A film treatment assists the writer to stay focused while writing his screenplay. In this event they are called ‘Original Draft Treatments,’ compiled while the script is under construction and may be as descriptive as the writer wishes. Treatments that are used to market the screenplay after their completion are referred to as ‘Presentation Treatment’. These are worded very carefully so that they can make good impact on the reader.

Good writing skill, a strong sense of imagination, and the ability to work hard are required to pen a film treatment that sells. The Internet has chipped in its bit by providing on-line step-by-step tutorials to guide the treatment writers. All the people you approach to sell your screenplay will ask for a treatment. If they like it, you will be contacted to either strike a deal outright or develop it into a full-blown screenplay. Either way, you will be amply compensated monetarily.

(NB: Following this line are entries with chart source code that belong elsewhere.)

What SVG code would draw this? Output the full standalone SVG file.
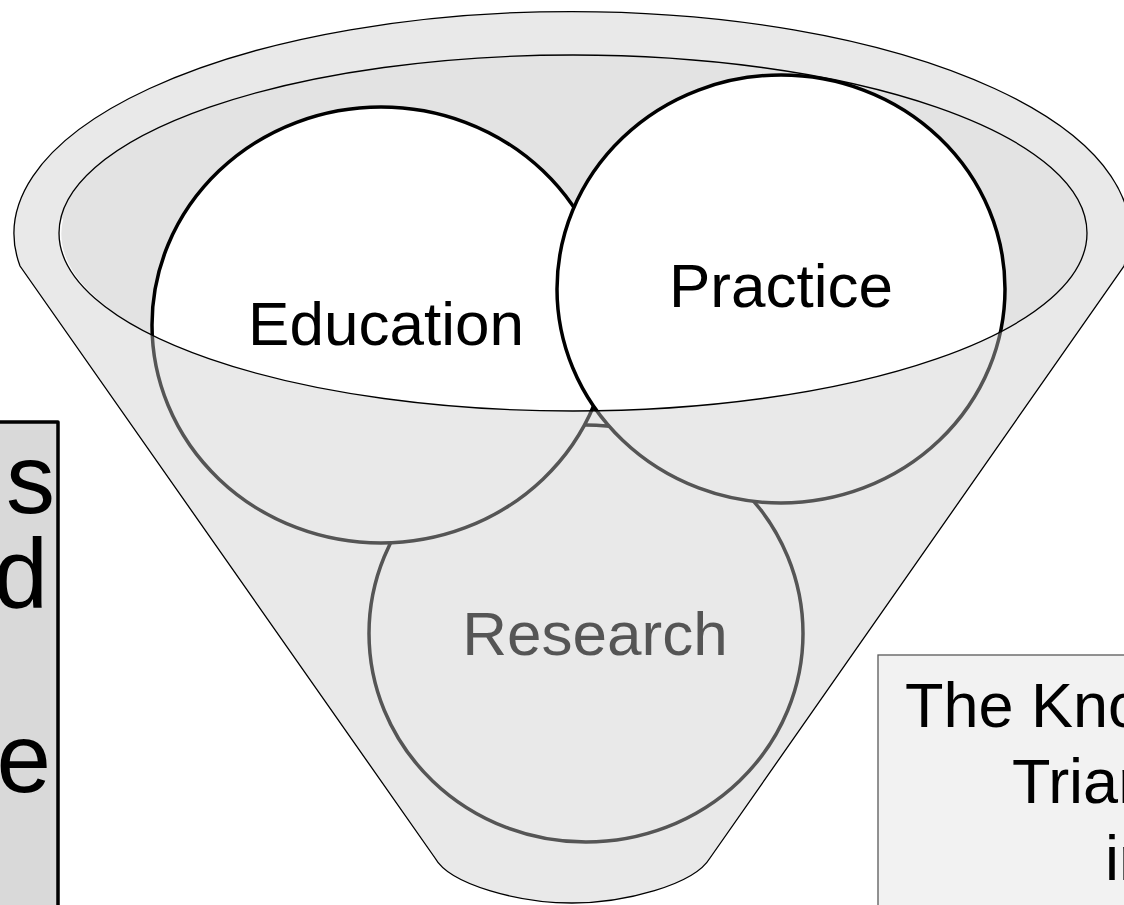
<svg xmlns="http://www.w3.org/2000/svg" width="1124" height="905" viewBox="0 0 1124 905">
<style>
.lbl{font-family:"Liberation Sans",Arial,sans-serif;fill:#000}
.circ{fill:#fff;stroke:#000;stroke-width:3.5}
.thin{fill:none;stroke:#000;stroke-width:1.3}
</style>
<defs>
<path id="front" d="M59,233 A514,178 0 0 0 1087,233 L1128,233 L1124,266 L710,858 C694,885 624,903 572,903 C520,903 450,885 435,858 L20,266 L14,233 Z"/>
</defs>
<rect width="1124" height="905" fill="#fff"/>
<g id="left-box">
<rect x="-10" y="422" width="68" height="500" fill="#d9d9d9" stroke="#000" stroke-width="3.5" stroke-linejoin="round"/>
<text class="lbl" font-size="98" text-anchor="end" x="55" y="513">s</text>
<text class="lbl" font-size="98" text-anchor="end" x="48" y="607">d</text>
<text class="lbl" font-size="98" text-anchor="end" x="51" y="792">e</text>
</g>
<g id="funnel-back">
<path d="M20,266 A558,222 0 1 1 1124,266 L710,858 C694,885 624,903 572,903 C520,903 450,885 435,858 Z" fill="#e9e9e9"/>
<ellipse cx="573" cy="233" rx="514" ry="178" fill="#e3e3e3"/>
<use href="#front" fill="#fff"/>
</g>
<g id="research">
<ellipse class="circ" cx="586" cy="633.5" rx="217" ry="208.5"/>
<text class="lbl" font-size="62" text-anchor="middle" x="595" y="655">Research</text>
</g>
<g id="education">
<ellipse class="circ" cx="381" cy="325" rx="229" ry="218"/>
<text class="lbl" font-size="62" text-anchor="middle" x="386" y="345">Education</text>
</g>
<g id="practice">
<ellipse class="circ" cx="781" cy="289" rx="224" ry="214"/>
<text class="lbl" font-size="62" text-anchor="middle" x="781" y="307">Practice</text>
</g>
<g id="funnel-front">
<use href="#front" fill="#cacaca" fill-opacity="0.42"/>
<path d="M62.5,218.5 A514,178 0 0 0 108.7,309" fill="none" stroke="#fff" stroke-width="1.5"/>
<path class="thin" d="M20,266 A558,222 0 1 1 1124,266 L710,858 C694,885 624,903 572,903 C520,903 450,885 435,858 Z"/>
<ellipse class="thin" cx="573" cy="233" rx="514" ry="178"/>
</g>
<g id="right-box">
<rect x="878" y="655" width="260" height="260" fill="#f2f2f2" stroke="#595959" stroke-width="1.3"/>
<text class="lbl" font-size="63" x="905" y="727">The Kno</text>
<text class="lbl" font-size="63" x="1012" y="803">Trian</text>
<text class="lbl" font-size="63" x="1105" y="880">in</text>
</g>
<g id="connectors"></g>
</svg>
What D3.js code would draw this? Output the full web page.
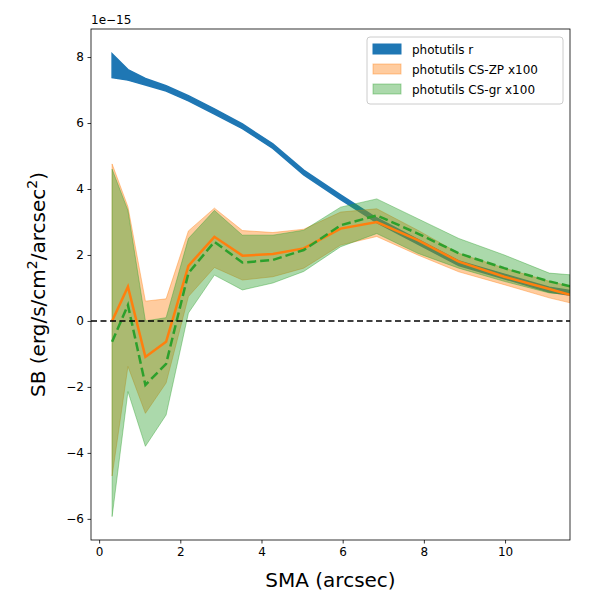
<!DOCTYPE html>
<html><head><meta charset="utf-8">
<script src="https://cdn.jsdelivr.net/npm/d3@7"></script>
<style>body{margin:0;background:#fff;font-family:"DejaVu Sans",sans-serif}</style>
</head><body><svg id="c" width="600" height="600"></svg>
<script>
// SMA (arcsec) and surface brightness (units of 1e-15)
const sma = [0.32,0.71,1.14,1.65,2.2,2.84,3.53,4.28,5.04,5.95,6.84,7.85,8.86,9.98,11.09,11.6];
const rMid = [7.75,7.45,7.25,7.05,6.75,6.35,5.9,5.3,4.5,3.75,3.05,2.4,1.75,1.35,0.95,0.85];
const rLo  = [7.38,7.3,7.15,6.97,6.67,6.27,5.83,5.23,4.43,3.68,2.98,2.33,1.68,1.28,0.88,0.78];
const rHi  = [8.1,7.62,7.35,7.13,6.83,6.43,5.97,5.37,4.57,3.82,3.12,2.47,1.82,1.42,1.02,0.92];
const zpMid = [0,1.04,-1.09,-0.63,1.67,2.55,1.98,2.03,2.2,2.8,3.0,2.45,1.8,1.34,0.97,0.79];
const zpHi  = [4.76,3.46,0.6,0.67,2.73,3.42,2.74,2.68,2.78,3.3,3.4,2.75,2.05,1.6,1.2,1.05];
const zpLo  = [-4.7,-1.38,-2.8,-1.88,0.74,1.62,1.24,1.34,1.6,2.3,2.56,2.0,1.49,1.1,0.7,0.55];
const grMid = [-0.63,0.48,-1.94,-1.3,1.45,2.4,1.77,1.85,2.15,2.9,3.2,2.65,2.05,1.6,1.2,1.05];
const grHi  = [4.6,3.35,0,0.1,2.5,3.35,2.6,2.6,2.75,3.45,3.7,3.1,2.5,2.0,1.45,1.4];
const grLo  = [-5.93,-2.14,-3.8,-2.85,0.24,1.39,0.94,1.15,1.5,2.25,2.65,2.05,1.6,1.2,0.85,0.8];
const xTicks = [0,2,4,6,8,10];
const yTicks = [-6,-4,-2,0,2,4,6,8];

const svg = d3.select("#c");
const L=91,R=570,T=29,B=540;
const x = d3.scaleLinear().domain([-0.2,11.6]).range([L,R]);
const y = d3.scaleLinear().domain([-6.64,8.85]).range([B,T]);
svg.append("clipPath").attr("id","cp").append("rect").attr("x",L).attr("y",T).attr("width",R-L).attr("height",B-T);
const g = svg.append("g").attr("clip-path","url(#cp)");
const idx = d3.range(sma.length);
const band = (lo,hi)=>d3.area().x(i=>x(sma[i])).y0(i=>y(lo[i])).y1(i=>y(hi[i]))(idx);
const line = v=>d3.line().x(i=>x(sma[i])).y(i=>y(v[i]))(idx);

g.append("path").attr("d",band(rLo,rHi)).attr("fill","#1f77b4").attr("stroke","#1f77b4").attr("stroke-width",1.5);
g.append("path").attr("d",band(zpLo,zpHi)).attr("fill","#ff7f0e").attr("fill-opacity",0.4).attr("stroke","#ff7f0e").attr("stroke-opacity",0.4);
g.append("path").attr("d",band(grLo,grHi)).attr("fill","#2ca02c").attr("fill-opacity",0.4).attr("stroke","#2ca02c").attr("stroke-opacity",0.4);
g.append("path").attr("d",line(zpMid)).attr("fill","none").attr("stroke","#ff7f0e").attr("stroke-width",2.5);
g.append("path").attr("d",line(grMid)).attr("fill","none").attr("stroke","#2ca02c").attr("stroke-width",2.5).attr("stroke-dasharray","9,4");
g.append("line").attr("x1",L).attr("x2",R).attr("y1",y(0)).attr("y2",y(0)).attr("stroke","#000").attr("stroke-width",1.5).attr("stroke-dasharray","6,3.5");

const ax = svg.append("g").attr("transform",`translate(0,${B})`).call(d3.axisBottom(x).tickValues(xTicks).tickSize(3.5).tickPadding(3.5));
const ay = svg.append("g").attr("transform",`translate(${L},0)`).call(d3.axisLeft(y).tickValues(yTicks).tickSize(3.5).tickPadding(3.5).tickFormat(d=>d<0?"\u2212"+(-d):d));
[ax,ay].forEach(a=>{a.select(".domain").remove();a.selectAll("text").attr("font-size",12).attr("font-family","DejaVu Sans").attr("fill","#000");a.selectAll("line").attr("stroke","#000").attr("stroke-width",0.8);});
svg.append("rect").attr("x",L).attr("y",T).attr("width",R-L).attr("height",B-T).attr("fill","none").attr("stroke","#000").attr("stroke-width",0.8);

svg.append("text").attr("x",L).attr("y",T-5).attr("font-size",12).text("1e\u221215");
svg.append("text").attr("x",(L+R)/2).attr("y",587).attr("text-anchor","middle").attr("font-size",20).text("SMA (arcsec)");
const yl = svg.append("text").attr("transform",`translate(45,${(T+B)/2}) rotate(-90)`).attr("text-anchor","middle").attr("font-size",20);
yl.append("tspan").text("SB (erg/s/cm");
yl.append("tspan").attr("dy",-8).attr("font-size",14).text("2");
yl.append("tspan").attr("dy",8).text("/arcsec");
yl.append("tspan").attr("dy",-8).attr("font-size",14).text("2");
yl.append("tspan").attr("dy",8).text(")");

const lg = svg.append("g").attr("transform","translate(367,37)");
lg.append("rect").attr("width",196).attr("height",67).attr("rx",3).attr("fill","#fff").attr("fill-opacity",0.8).attr("stroke","#ccc");
const items=[["photutils r","#1f77b4",1],["photutils CS-ZP x100","#ff7f0e",0.4],["photutils CS-gr x100","#2ca02c",0.4]];
items.forEach((d,i)=>{
  lg.append("rect").attr("x",6).attr("y",7+i*20).attr("width",28).attr("height",10).attr("fill",d[1]).attr("fill-opacity",d[2]).attr("stroke",d[1]).attr("stroke-opacity",d[2]);
  lg.append("text").attr("x",45).attr("y",17+i*20).attr("font-size",12).text(d[0]);
});
</script></body></html>
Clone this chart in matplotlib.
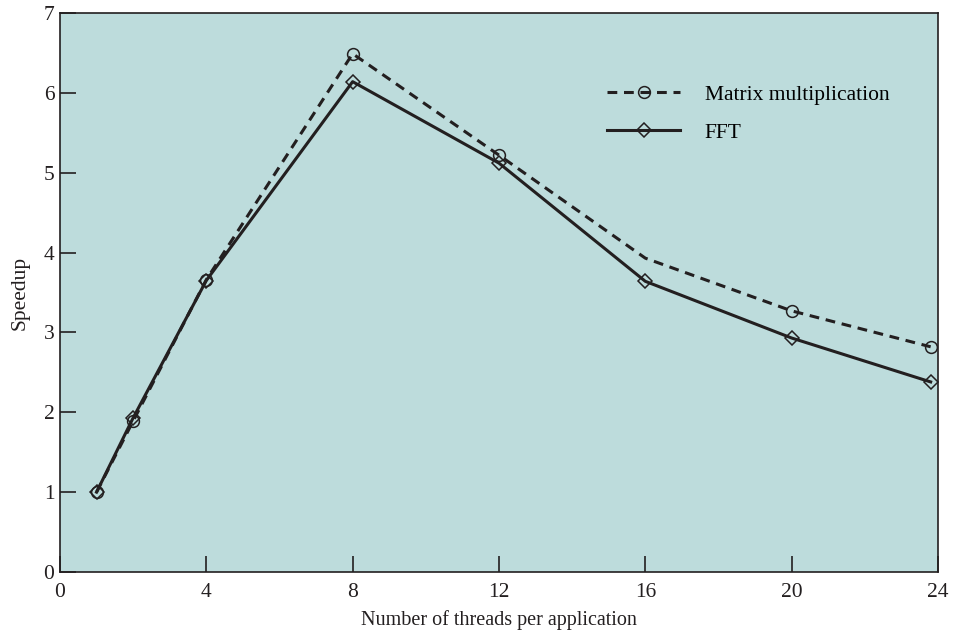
import matplotlib
matplotlib.use('Agg')
import matplotlib.pyplot as plt

plt.rcParams['font.family'] = ['Liberation Serif', 'DejaVu Serif']

threads = [1, 2, 4, 8, 12, 16, 20, 23.8]
matrix = [1.0, 1.89, 3.66, 6.49, 5.22, 3.93, 3.27, 2.82]
fft = [1.0, 1.93, 3.65, 6.14, 5.12, 3.64, 2.93, 2.38]

xticks = [0, 4, 8, 12, 16, 20, 24]
yticks = [0, 1, 2, 3, 4, 5, 6, 7]

ink = '#231f20'

fig = plt.figure(figsize=(9.58, 6.34), dpi=100)
ax = fig.add_axes([0.0626, 0.0978, 0.9165, 0.8817])
ax.set_facecolor('#bddcdc')

# matrix line has no marker at 16 threads in the original
ax.plot(threads, matrix, color=ink, lw=2.2, ls=(0, (3.2, 2.2)),
        marker='o', ms=8.5, mfc='none', mec=ink, mew=1.1,
        markevery=[0, 1, 2, 3, 4, 6, 7], label='Matrix multiplication')
ax.plot(threads, fft, color=ink, lw=2.2,
        marker='D', ms=7.5, mfc='none', mec=ink, mew=1.1, label='FFT')

ax.set_xlim(0, 24)
ax.set_ylim(0, 7)
ax.set_xticks(xticks)
ax.set_yticks(yticks)
ax.tick_params(direction='in', length=11.5, width=1.2, labelsize=15.5,
               color=ink, labelcolor=ink)
ax.tick_params(axis='x', pad=8)
ax.tick_params(axis='y', pad=4)
for s in ax.spines.values():
    s.set_linewidth(1.2)
    s.set_color(ink)

ax.set_xlabel('Number of threads per application', fontsize=14.5, color=ink, labelpad=6)
ax.set_ylabel('Speedup', fontsize=15.5, color=ink, labelpad=10)

ax.legend(loc='upper left', bbox_to_anchor=(0.623, 0.872), frameon=False,
          borderpad=0, borderaxespad=0,
          fontsize=15.5, handlelength=3.4, handletextpad=1.15, labelspacing=0.85)

plt.savefig('out.png', dpi=100)
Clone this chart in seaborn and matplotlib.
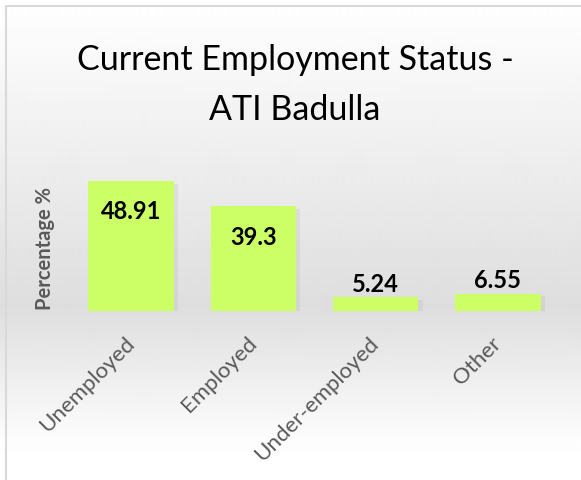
import numpy as np
import pandas as pd
import matplotlib
matplotlib.use("Agg")
import matplotlib.pyplot as plt
import matplotlib.patheffects as pe
import seaborn as sns

categories = ["Unemployed", "Employed", "Under-employed", "Other"]
percentages = [48.91, 39.3, 5.24, 6.55]
value_labels = ["48.91", "39.3", "5.24", "6.55"]
title_lines = ["Current Employment Status -", "ATI Badulla"]
y_label = "Percentage %"

W, H = 581, 480
BAR_COLOR = "#ccff66"

sns.set_theme(style="white")
plt.rcParams["font.family"] = ["Lato", "DejaVu Sans"]

df = pd.DataFrame({"status": categories, "pct": percentages})

fig = plt.figure(figsize=(W / 100, H / 100), dpi=100)

# background: vertical grey gradient + thin border like the Excel chart area
bg = fig.add_axes([0, 0, 1, 1], zorder=-2)
rows = np.arange(H) / (H - 1)
shade = np.interp(rows, [0.0, 0.64, 0.93, 1.0], [1.0, 0.87, 0.995, 1.0])
grad = np.repeat(shade[:, None], 2, axis=1)
bg.imshow(grad, cmap="gray", vmin=0, vmax=1, aspect="auto",
          extent=[0, W, H, 0], interpolation="bilinear")
bg.plot([6, 6, W], [H, 6, 6], color="#d9d9d9", lw=1.5)
bg.set_xlim(0, W)
bg.set_ylim(H, 0)
bg.axis("off")

ax = fig.add_axes([70 / W, 169 / H, 489 / W, 159.6 / H])
ax.set_facecolor("none")
sns.barplot(data=df, x="status", y="pct", color=BAR_COLOR, width=0.7,
            saturation=1, ax=ax, edgecolor="none")
for p in ax.patches:
    p.set_path_effects([pe.SimplePatchShadow(offset=(3, -2), shadow_rgbFace="#999999", alpha=0.15),
                        pe.Normal()])

ax.set_ylim(0, 60)
ax.set_xlim(-0.5, len(categories) - 0.5)
sns.despine(ax=ax, left=True, bottom=True)
ax.set_yticks([])
ax.tick_params(axis="x", length=0, pad=21)
ax.set_xticks(range(len(categories)))
ax.set_xticklabels(categories, rotation=45, ha="right", va="center",
                   rotation_mode="anchor", fontsize=16, color="#595959")
ax.set_xlabel("")
ax.set_ylabel(y_label, fontsize=14.5, fontweight="bold", color="#595959")
ax.yaxis.set_label_coords(-0.031, 0.39)

for i, (v, lab) in enumerate(zip(percentages, value_labels)):
    if v > 20:
        ax.annotate(lab, (i, v), xytext=(0, -14), textcoords="offset points",
                    ha="center", va="top", fontsize=17, fontweight="bold", color="black")
    else:
        ax.annotate(lab, (i, v), xytext=(0, 1), textcoords="offset points",
                    ha="center", va="bottom", fontsize=17, fontweight="bold", color="black")

fig.text(295 / W, 1 - 70 / H, title_lines[0], ha="center", va="baseline",
         fontsize=24.5, color="black")
fig.text(295 / W, 1 - 120 / H, title_lines[1], ha="center", va="baseline",
         fontsize=24.5, color="black")

plt.savefig("out.png", dpi=100)
plt.close()
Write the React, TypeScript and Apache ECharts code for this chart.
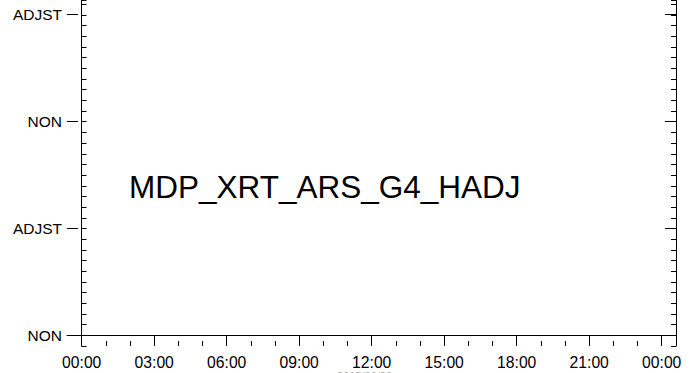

While writing a film treatment, keep a few pointers in mind:

• Know the characters of your screenplay well. Depict their distinctive features in the treatment. This makes the read an enjoyable one.
• Make a rough outline of the main plot and actions of your intended screenplay. By doing this, you will have greater clarity of the flow of the events in the treatment you are writing.
• Divide the treatment into scenes. State explicitly whether it is indoors or outdoors, time and location of the scene. Go further to describe the action of the scene and the characters involved.
• Every scene should be like a mini story, with a beginning, middle and end. Say how the scene is pivotal in giving a thrust to the story.
• All this sounds like it will end up being lengthy, but you have to discern the important from the not-so-important and compress the matter to fit into a few pages.
• Include as few dialogues as possible.